When I was home it was SO cold though! It was about -20 degrees fahrenheit with high winds. That lasted for about 5 days. I can’t say I miss that at all! Of course, the best part about being home was being able to see my family and friends. All of us siblings were able to hang out together too which was great. That doesn’t happen very often for us.

I also learned how to drive a stick while home. I recently bought a Volvo and it is a straight stick and I didn’t know how to drive it. The old owner had to actually park it at my house for me because I couldn’t do it myself! So, my dad helped me learn how to drive his car when I was up there. I am quite proud of myself.

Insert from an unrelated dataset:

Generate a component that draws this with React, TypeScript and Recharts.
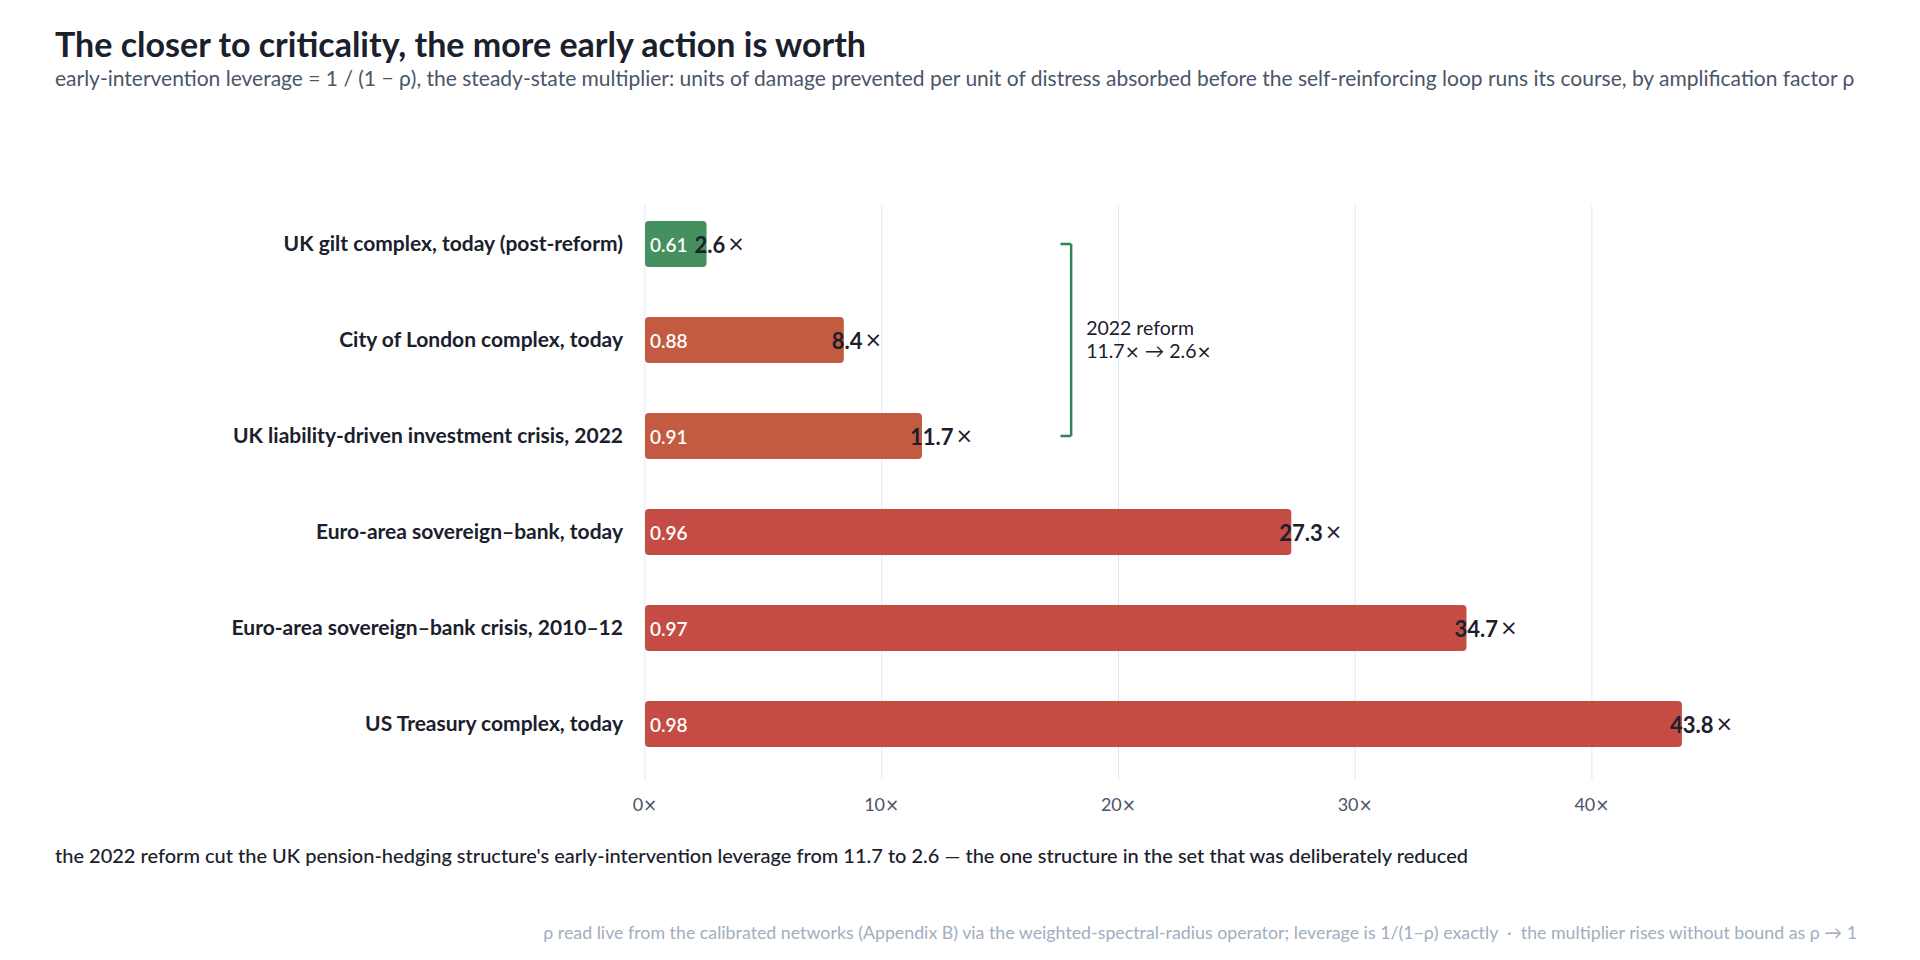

After only driving a handful of times in Alaska I am able to drive my Volvo very easily, except for those few times I stalled in an intersection. No big deal. I even have driven throughout Stuttgart during rush hour and that’s no small feat. The city combined with the neighboring towns is well over a million so driving a stick for the 6th time through a city is pretty good I would say! I think I might have actually patted myself on the back for that one. Just kidding…

Going back home was really nice overall, but when I came back to Germany I was happy that it felt like I was coming home. I no longer feel like a stranger living in Germany, and that is a nice feeling.

When I landed I only had 10 Euro on hand. Usually it’s between 8-10 Euro for a cab ride. Since I had just flown half way around the world I was pretty exhausted and not thinking about it at the time. Well this time it was 12 Euro to get to my house so I asked if he could drive me up the road to the nearest ATM (a mere 400 meters) so I could grab some cash. *As a side note they usually don’t take debit/credit cards in taxis, especially U.S. cards without the German chip in them)*.

The driver then proceeded to scold me about not having enough cash with me and how I should plan better. It was then that I realized I must be back in Germany.